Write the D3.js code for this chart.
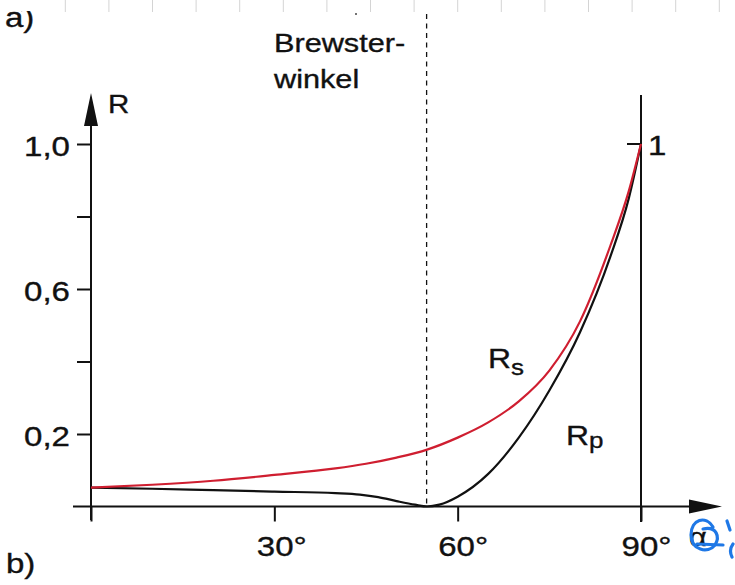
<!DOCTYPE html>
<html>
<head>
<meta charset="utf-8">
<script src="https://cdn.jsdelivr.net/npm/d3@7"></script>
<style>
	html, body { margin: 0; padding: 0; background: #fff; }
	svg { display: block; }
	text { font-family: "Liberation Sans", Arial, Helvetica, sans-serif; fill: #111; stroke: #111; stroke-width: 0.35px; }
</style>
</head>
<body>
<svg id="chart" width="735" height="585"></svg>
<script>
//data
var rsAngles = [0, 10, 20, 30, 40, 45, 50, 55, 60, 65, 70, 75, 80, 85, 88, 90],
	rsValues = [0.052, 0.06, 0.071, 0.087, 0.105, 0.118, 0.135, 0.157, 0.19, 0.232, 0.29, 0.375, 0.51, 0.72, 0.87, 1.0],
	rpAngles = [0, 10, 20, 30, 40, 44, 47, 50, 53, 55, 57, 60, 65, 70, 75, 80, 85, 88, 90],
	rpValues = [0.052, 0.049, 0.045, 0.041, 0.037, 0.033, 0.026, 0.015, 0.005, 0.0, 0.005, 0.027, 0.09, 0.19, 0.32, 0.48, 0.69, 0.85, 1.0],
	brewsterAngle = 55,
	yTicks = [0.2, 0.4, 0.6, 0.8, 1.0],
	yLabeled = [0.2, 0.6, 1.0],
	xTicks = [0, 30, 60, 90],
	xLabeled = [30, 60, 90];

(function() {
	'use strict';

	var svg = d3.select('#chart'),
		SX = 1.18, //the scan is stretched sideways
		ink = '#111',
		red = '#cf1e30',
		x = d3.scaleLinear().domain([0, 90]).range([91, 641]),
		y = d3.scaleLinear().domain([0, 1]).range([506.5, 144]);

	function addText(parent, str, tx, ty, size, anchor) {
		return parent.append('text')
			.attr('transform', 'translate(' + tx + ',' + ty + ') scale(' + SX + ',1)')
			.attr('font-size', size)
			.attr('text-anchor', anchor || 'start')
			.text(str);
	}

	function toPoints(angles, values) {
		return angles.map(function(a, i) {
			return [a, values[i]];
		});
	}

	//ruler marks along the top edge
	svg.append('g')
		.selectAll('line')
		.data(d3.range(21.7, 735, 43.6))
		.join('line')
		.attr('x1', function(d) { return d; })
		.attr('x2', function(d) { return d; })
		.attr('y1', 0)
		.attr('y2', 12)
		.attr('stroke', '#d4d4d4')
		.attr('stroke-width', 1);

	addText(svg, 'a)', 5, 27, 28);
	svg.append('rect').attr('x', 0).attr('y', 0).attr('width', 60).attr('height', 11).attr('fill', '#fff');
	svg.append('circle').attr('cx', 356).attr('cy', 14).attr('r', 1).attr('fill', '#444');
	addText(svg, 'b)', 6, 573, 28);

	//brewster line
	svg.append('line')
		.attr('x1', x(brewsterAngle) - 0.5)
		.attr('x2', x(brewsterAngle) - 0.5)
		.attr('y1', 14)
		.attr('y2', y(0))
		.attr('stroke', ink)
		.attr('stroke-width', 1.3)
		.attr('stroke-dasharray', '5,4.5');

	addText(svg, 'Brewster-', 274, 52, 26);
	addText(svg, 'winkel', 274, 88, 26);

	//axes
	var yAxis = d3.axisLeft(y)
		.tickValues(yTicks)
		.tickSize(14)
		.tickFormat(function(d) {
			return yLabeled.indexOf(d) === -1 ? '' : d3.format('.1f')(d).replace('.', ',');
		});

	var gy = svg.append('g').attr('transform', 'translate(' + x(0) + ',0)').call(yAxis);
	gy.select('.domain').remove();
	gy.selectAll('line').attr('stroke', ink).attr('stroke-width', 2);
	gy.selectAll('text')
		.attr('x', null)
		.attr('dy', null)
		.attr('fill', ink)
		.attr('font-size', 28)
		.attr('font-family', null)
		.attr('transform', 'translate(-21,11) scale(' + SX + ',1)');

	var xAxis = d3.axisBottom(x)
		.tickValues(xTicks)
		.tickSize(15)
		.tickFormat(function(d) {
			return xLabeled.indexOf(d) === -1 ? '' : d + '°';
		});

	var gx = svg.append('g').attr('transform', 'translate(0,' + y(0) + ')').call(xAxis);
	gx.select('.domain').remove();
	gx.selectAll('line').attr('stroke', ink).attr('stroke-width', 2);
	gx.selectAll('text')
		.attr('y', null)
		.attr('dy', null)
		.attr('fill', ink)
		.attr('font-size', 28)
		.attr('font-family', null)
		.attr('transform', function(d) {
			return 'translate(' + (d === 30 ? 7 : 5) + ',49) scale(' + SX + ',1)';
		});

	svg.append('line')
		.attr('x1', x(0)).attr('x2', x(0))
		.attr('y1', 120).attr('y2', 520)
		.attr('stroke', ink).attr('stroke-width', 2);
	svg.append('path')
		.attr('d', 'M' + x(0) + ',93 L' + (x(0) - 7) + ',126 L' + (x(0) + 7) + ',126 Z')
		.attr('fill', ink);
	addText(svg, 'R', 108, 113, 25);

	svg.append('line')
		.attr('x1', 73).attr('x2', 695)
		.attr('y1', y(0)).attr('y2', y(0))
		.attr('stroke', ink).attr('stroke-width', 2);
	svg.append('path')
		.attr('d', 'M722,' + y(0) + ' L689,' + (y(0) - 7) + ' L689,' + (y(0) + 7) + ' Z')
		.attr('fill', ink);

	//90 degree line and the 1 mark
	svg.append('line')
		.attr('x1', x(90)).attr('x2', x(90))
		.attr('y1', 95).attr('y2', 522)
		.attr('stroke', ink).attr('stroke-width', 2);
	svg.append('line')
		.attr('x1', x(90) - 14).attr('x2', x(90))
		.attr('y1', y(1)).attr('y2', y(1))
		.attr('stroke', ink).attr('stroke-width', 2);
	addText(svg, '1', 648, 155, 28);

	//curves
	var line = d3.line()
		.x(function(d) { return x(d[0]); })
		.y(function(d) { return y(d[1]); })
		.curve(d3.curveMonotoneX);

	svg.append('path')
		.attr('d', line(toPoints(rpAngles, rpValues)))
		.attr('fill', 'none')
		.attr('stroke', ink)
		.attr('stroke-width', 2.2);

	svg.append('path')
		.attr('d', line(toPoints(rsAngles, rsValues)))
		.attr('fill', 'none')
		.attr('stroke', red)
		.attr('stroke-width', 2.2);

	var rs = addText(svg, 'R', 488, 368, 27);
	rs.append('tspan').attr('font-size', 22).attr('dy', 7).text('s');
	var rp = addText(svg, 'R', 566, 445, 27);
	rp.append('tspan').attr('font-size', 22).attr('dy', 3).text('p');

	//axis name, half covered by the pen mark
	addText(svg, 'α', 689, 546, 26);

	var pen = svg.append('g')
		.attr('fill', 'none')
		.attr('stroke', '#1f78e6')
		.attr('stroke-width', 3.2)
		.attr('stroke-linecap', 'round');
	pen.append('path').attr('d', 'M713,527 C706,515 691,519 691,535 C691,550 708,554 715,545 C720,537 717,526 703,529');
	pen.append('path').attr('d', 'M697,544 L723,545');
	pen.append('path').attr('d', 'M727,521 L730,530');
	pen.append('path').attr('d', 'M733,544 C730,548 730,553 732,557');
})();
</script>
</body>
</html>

========================================

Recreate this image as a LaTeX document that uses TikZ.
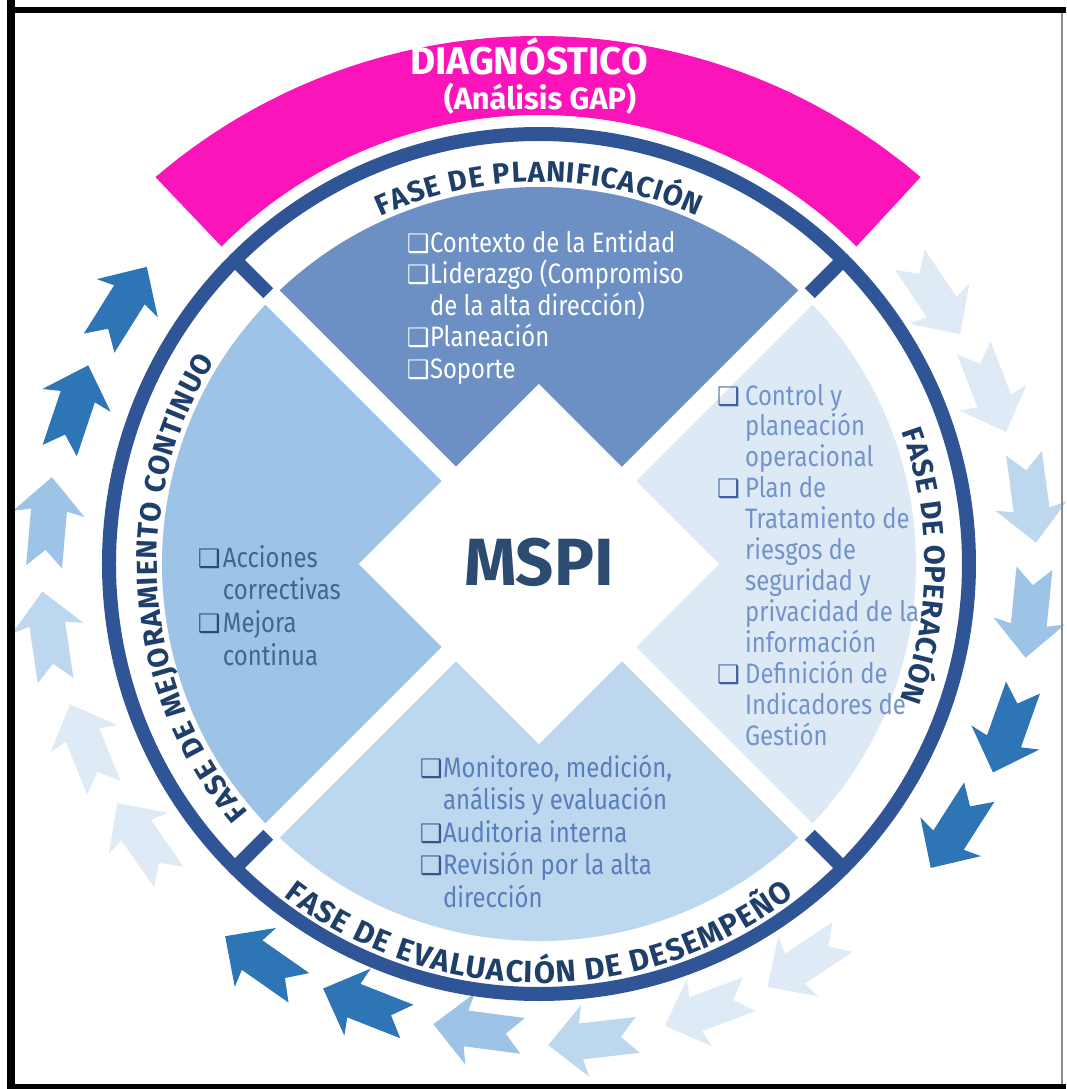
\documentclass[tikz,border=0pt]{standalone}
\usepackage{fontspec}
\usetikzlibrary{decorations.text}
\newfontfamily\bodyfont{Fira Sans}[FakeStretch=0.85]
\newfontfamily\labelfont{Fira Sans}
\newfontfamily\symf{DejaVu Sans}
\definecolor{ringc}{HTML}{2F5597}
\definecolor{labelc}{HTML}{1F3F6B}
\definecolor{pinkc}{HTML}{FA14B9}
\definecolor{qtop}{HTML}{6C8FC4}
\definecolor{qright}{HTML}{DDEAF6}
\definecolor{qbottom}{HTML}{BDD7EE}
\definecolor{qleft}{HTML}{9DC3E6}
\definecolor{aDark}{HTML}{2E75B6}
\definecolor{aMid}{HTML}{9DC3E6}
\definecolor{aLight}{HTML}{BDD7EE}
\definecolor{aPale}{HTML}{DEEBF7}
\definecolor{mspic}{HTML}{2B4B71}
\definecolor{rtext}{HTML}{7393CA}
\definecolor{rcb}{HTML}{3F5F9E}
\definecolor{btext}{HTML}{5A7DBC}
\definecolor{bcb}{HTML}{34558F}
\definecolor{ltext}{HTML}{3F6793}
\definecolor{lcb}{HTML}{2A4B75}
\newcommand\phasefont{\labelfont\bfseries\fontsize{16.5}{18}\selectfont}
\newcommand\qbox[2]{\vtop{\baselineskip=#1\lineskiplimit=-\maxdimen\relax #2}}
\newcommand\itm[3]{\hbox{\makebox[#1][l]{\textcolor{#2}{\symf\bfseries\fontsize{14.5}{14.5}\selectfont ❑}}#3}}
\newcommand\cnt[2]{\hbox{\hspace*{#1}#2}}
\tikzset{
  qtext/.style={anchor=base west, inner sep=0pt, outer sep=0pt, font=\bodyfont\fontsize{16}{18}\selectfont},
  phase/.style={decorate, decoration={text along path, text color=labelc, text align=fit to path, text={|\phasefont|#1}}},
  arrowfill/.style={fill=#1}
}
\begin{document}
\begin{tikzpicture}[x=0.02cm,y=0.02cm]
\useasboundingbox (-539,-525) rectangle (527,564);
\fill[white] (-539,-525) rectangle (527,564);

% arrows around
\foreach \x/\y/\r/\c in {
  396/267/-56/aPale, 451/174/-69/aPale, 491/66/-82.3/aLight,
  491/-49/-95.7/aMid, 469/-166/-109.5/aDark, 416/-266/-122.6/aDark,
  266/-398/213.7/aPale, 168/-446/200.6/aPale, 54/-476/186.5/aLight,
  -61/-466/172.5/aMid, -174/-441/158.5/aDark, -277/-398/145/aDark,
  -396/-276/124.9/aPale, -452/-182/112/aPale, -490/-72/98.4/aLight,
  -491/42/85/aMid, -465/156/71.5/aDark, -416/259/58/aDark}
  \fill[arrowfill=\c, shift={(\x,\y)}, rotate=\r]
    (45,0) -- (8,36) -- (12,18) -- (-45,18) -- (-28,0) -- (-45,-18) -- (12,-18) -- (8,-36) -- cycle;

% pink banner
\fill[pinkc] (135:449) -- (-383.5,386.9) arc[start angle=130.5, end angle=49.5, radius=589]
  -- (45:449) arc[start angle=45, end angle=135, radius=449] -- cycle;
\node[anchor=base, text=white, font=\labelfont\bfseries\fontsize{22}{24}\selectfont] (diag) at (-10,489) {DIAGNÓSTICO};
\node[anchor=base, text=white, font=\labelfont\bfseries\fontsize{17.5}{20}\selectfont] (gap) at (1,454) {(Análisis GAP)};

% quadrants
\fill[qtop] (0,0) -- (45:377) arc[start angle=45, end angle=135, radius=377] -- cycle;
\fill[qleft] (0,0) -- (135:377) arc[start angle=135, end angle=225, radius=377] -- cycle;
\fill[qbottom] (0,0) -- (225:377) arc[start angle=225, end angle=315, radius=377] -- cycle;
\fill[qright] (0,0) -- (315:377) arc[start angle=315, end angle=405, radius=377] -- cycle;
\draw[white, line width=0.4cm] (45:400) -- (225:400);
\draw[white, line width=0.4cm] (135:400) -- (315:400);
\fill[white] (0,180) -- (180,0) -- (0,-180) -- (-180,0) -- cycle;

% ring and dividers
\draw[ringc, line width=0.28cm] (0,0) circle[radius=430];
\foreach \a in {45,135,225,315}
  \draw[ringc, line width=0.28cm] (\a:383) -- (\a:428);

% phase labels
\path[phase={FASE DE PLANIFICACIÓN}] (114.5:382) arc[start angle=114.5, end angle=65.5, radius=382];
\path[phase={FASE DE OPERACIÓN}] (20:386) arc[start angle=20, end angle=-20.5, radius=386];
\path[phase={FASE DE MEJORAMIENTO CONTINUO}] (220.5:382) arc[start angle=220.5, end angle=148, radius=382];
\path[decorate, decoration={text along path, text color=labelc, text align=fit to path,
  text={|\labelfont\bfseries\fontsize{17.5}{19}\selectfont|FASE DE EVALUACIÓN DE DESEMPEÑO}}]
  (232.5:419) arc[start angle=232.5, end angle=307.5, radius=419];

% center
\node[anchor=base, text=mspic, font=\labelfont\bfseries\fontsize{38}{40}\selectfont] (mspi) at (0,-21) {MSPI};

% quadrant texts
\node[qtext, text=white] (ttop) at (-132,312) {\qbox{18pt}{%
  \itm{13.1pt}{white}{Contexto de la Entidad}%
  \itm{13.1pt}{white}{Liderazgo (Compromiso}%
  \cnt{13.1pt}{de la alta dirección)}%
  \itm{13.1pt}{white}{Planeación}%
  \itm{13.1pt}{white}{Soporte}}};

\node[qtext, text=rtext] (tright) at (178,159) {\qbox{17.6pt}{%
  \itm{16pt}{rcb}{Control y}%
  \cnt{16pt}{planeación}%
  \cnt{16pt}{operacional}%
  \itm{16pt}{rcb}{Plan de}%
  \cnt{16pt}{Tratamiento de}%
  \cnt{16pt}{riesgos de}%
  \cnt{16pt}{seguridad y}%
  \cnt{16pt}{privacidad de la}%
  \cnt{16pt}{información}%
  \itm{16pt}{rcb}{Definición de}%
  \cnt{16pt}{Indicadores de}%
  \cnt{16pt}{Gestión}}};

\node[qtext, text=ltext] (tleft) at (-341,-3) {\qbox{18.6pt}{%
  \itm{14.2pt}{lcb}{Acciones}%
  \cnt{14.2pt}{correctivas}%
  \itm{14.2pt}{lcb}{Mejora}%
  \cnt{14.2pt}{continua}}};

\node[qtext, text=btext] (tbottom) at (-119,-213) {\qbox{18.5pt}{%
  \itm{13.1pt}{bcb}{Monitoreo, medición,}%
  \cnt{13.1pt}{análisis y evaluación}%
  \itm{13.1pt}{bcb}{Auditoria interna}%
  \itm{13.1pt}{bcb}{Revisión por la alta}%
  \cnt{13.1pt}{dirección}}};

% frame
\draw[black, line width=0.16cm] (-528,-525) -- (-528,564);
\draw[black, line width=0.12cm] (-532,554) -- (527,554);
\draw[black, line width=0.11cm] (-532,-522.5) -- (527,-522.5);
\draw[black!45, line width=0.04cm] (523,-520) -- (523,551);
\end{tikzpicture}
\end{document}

========================================

--- Goal ---
Between the line with "Write the D3.js code for this chart." and the line with "y = d3.scaleLinear().domain([0, 1]).range([506.5, 144]);", ends included, lies the span to copy exactly; copy nothing else and leave out the pictures.

--- Task answer ---
Write the D3.js code for this chart.
<!DOCTYPE html>
<html>
<head>
<meta charset="utf-8">
<script src="https://cdn.jsdelivr.net/npm/d3@7"></script>
<style>
	html, body { margin: 0; padding: 0; background: #fff; }
	svg { display: block; }
	text { font-family: "Liberation Sans", Arial, Helvetica, sans-serif; fill: #111; stroke: #111; stroke-width: 0.35px; }
</style>
</head>
<body>
<svg id="chart" width="735" height="585"></svg>
<script>
//data
var rsAngles = [0, 10, 20, 30, 40, 45, 50, 55, 60, 65, 70, 75, 80, 85, 88, 90],
	rsValues = [0.052, 0.06, 0.071, 0.087, 0.105, 0.118, 0.135, 0.157, 0.19, 0.232, 0.29, 0.375, 0.51, 0.72, 0.87, 1.0],
	rpAngles = [0, 10, 20, 30, 40, 44, 47, 50, 53, 55, 57, 60, 65, 70, 75, 80, 85, 88, 90],
	rpValues = [0.052, 0.049, 0.045, 0.041, 0.037, 0.033, 0.026, 0.015, 0.005, 0.0, 0.005, 0.027, 0.09, 0.19, 0.32, 0.48, 0.69, 0.85, 1.0],
	brewsterAngle = 55,
	yTicks = [0.2, 0.4, 0.6, 0.8, 1.0],
	yLabeled = [0.2, 0.6, 1.0],
	xTicks = [0, 30, 60, 90],
	xLabeled = [30, 60, 90];

(function() {
	'use strict';

	var svg = d3.select('#chart'),
		SX = 1.18, //the scan is stretched sideways
		ink = '#111',
		red = '#cf1e30',
		x = d3.scaleLinear().domain([0, 90]).range([91, 641]),
		y = d3.scaleLinear().domain([0, 1]).range([506.5, 144]);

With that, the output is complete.